January 13, 2013

Another View: Government should pay its bills, just like individuals

When someone can't pay his bills, the credit card company stops extending credit limits.


Regarding the editorial on the looming debt ceiling negotiations ("Our View: Congress should not use debt ceiling as hostage," Jan. 8): I would respectfully disagree with Sen. Angus King's quoted explanation that Congress' refusal to raise the debt limit would be "like an individual buying things with a credit card and then refusing to pay the bill."

Instead, I would argue that raising the debt limit would be like a creditor raising the credit limit on an individual's account after that person reached his or her limit, and then realized he does not have enough income to pay the bill. When that happens, the borrower is forced to pay what he can, with his present income, and not buy more goods or services using the credit card.
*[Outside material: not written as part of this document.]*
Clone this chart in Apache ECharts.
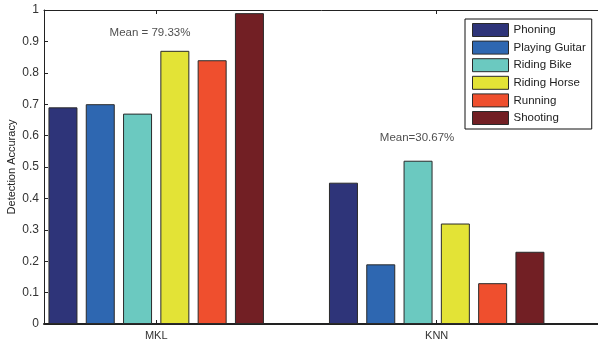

The trouble seems to be that giving Congress more money (or raising the debt limit) allows them to charge (spend) more, rather than forcing them to buy (spend) less.

I would also argue that the Republican strategy to not want to lift the debt ceiling without corresponding equal or greater spending cuts did not result in the downgrading of the country's credit rating. As you know, the Republicans did not get enough necessary spending cuts, the ceiling was raised, and then the credit rating was dropped.

The same would happen to one who continued to ask their credit card company for a higher limit without paying down their debt. Of course the creditor would not raise the limit, or one's credit rating would drop.

Just as individuals have to live within a budget, so should the federal government, especially since its only source of income is from those same individuals.

Linda Rier is a resident of Topsham.